WHAT IS NEEDED =>
Output the full listing below exactly, without the pictures.

DATA PROVIDED =>
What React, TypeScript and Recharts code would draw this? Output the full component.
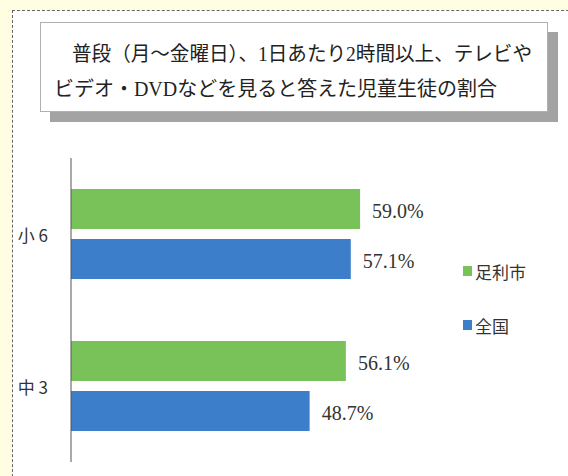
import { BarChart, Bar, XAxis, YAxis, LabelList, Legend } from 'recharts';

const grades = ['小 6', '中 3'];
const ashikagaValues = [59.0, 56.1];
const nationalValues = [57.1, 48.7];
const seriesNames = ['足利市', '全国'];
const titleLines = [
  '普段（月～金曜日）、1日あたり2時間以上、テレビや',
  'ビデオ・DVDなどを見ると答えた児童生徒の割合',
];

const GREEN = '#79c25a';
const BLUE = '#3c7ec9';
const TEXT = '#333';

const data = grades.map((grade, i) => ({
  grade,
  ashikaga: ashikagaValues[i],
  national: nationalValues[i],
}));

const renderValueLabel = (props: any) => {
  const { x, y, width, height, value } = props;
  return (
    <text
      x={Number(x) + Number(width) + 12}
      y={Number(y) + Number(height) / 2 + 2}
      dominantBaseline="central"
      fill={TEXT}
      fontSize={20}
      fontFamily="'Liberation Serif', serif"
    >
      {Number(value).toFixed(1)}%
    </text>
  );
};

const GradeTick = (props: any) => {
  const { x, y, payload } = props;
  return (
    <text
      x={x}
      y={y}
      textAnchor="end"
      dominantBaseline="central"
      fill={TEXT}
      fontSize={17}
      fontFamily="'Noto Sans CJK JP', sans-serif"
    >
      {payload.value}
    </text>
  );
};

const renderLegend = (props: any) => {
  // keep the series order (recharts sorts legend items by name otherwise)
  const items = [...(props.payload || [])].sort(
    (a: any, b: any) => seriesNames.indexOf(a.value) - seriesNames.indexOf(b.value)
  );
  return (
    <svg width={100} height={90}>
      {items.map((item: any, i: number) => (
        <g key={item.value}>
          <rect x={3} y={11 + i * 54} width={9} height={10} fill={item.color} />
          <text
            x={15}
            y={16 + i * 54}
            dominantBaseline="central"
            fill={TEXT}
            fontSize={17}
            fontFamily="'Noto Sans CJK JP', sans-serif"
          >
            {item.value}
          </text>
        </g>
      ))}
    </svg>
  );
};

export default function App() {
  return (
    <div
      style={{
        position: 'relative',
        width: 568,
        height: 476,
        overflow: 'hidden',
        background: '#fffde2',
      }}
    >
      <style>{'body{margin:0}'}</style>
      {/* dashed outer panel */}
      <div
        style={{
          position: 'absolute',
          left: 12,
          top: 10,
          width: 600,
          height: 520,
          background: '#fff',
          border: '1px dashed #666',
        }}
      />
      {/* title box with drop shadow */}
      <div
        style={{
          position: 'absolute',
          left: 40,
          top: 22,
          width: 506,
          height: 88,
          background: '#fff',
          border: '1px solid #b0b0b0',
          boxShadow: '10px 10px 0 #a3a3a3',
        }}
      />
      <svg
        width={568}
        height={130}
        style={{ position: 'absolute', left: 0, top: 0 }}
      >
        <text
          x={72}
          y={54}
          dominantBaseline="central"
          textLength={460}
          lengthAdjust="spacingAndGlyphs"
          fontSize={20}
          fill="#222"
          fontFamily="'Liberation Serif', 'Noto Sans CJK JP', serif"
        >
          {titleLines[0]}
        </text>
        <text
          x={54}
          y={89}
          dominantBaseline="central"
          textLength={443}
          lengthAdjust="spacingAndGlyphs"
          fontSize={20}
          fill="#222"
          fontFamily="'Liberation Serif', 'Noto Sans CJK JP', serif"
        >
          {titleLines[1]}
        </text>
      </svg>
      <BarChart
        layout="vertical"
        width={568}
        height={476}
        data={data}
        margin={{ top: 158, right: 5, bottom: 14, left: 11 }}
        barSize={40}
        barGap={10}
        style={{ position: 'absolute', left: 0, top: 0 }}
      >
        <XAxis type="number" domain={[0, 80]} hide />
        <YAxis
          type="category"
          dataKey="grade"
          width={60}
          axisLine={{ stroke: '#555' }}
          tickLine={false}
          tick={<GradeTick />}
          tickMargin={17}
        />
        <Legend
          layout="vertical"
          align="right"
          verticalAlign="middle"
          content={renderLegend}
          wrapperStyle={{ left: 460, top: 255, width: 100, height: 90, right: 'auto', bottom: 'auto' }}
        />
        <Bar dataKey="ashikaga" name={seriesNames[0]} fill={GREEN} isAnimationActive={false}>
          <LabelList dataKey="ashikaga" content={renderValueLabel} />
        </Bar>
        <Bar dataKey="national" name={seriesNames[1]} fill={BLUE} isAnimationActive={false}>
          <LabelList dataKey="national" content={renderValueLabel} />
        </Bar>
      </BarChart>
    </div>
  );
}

TASK ANSWER =>
What React, TypeScript and Recharts code would draw this? Output the full component.
import { BarChart, Bar, XAxis, YAxis, LabelList, Legend } from 'recharts';

const grades = ['小 6', '中 3'];
const ashikagaValues = [59.0, 56.1];
const nationalValues = [57.1, 48.7];
const seriesNames = ['足利市', '全国'];
const titleLines = [
  '普段（月～金曜日）、1日あたり2時間以上、テレビや',
  'ビデオ・DVDなどを見ると答えた児童生徒の割合',
];

const GREEN = '#79c25a';
const BLUE = '#3c7ec9';
const TEXT = '#333';

const data = grades.map((grade, i) => ({
  grade,
  ashikaga: ashikagaValues[i],
  national: nationalValues[i],
}));

const renderValueLabel = (props: any) => {
  const { x, y, width, height, value } = props;
  return (
    <text
      x={Number(x) + Number(width) + 12}
      y={Number(y) + Number(height) / 2 + 2}
      dominantBaseline="central"
      fill={TEXT}
      fontSize={20}
      fontFamily="'Liberation Serif', serif"
    >
      {Number(value).toFixed(1)}%
    </text>
  );
};

const GradeTick = (props: any) => {
  const { x, y, payload } = props;
  return (
    <text
      x={x}
      y={y}
      textAnchor="end"
      dominantBaseline="central"
      fill={TEXT}
      fontSize={17}
      fontFamily="'Noto Sans CJK JP', sans-serif"
    >
      {payload.value}
    </text>
  );
};

const renderLegend = (props: any) => {
  // keep the series order (recharts sorts legend items by name otherwise)
  const items = [...(props.payload || [])].sort(
    (a: any, b: any) => seriesNames.indexOf(a.value) - seriesNames.indexOf(b.value)
  );
  return (
    <svg width={100} height={90}>
      {items.map((item: any, i: number) => (
        <g key={item.value}>
          <rect x={3} y={11 + i * 54} width={9} height={10} fill={item.color} />
          <text
            x={15}
            y={16 + i * 54}
            dominantBaseline="central"
            fill={TEXT}
            fontSize={17}
            fontFamily="'Noto Sans CJK JP', sans-serif"
          >
            {item.value}
          </text>
        </g>
      ))}
    </svg>
  );
};

export default function App() {
  return (
    <div
      style={{
        position: 'relative',
        width: 568,
        height: 476,
        overflow: 'hidden',
        background: '#fffde2',
      }}
    >
      <style>{'body{margin:0}'}</style>
      {/* dashed outer panel */}
      <div
        style={{
          position: 'absolute',
          left: 12,
          top: 10,
          width: 600,
          height: 520,
          background: '#fff',
          border: '1px dashed #666',
        }}
      />
      {/* title box with drop shadow */}
      <div
        style={{
          position: 'absolute',
          left: 40,
          top: 22,
          width: 506,
          height: 88,
          background: '#fff',
          border: '1px solid #b0b0b0',
          boxShadow: '10px 10px 0 #a3a3a3',
        }}
      />
      <svg
        width={568}
        height={130}
        style={{ position: 'absolute', left: 0, top: 0 }}
      >
        <text
          x={72}
          y={54}
          dominantBaseline="central"
          textLength={460}
          lengthAdjust="spacingAndGlyphs"
          fontSize={20}
          fill="#222"
          fontFamily="'Liberation Serif', 'Noto Sans CJK JP', serif"
        >
          {titleLines[0]}
        </text>
        <text
          x={54}
          y={89}
          dominantBaseline="central"
          textLength={443}
          lengthAdjust="spacingAndGlyphs"
          fontSize={20}
          fill="#222"
          fontFamily="'Liberation Serif', 'Noto Sans CJK JP', serif"
        >
          {titleLines[1]}
        </text>
      </svg>
      <BarChart
        layout="vertical"
        width={568}
        height={476}
        data={data}
        margin={{ top: 158, right: 5, bottom: 14, left: 11 }}
        barSize={40}
        barGap={10}
        style={{ position: 'absolute', left: 0, top: 0 }}
      >
        <XAxis type="number" domain={[0, 80]} hide />
        <YAxis
          type="category"
          dataKey="grade"
          width={60}
          axisLine={{ stroke: '#555' }}
          tickLine={false}
          tick={<GradeTick />}
          tickMargin={17}
        />
        <Legend
          layout="vertical"
          align="right"
          verticalAlign="middle"
          content={renderLegend}
          wrapperStyle={{ left: 460, top: 255, width: 100, height: 90, right: 'auto', bottom: 'auto' }}
        />
        <Bar dataKey="ashikaga" name={seriesNames[0]} fill={GREEN} isAnimationActive={false}>
          <LabelList dataKey="ashikaga" content={renderValueLabel} />
        </Bar>
        <Bar dataKey="national" name={seriesNames[1]} fill={BLUE} isAnimationActive={false}>
          <LabelList dataKey="national" content={renderValueLabel} />
        </Bar>
      </BarChart>
    </div>
  );
}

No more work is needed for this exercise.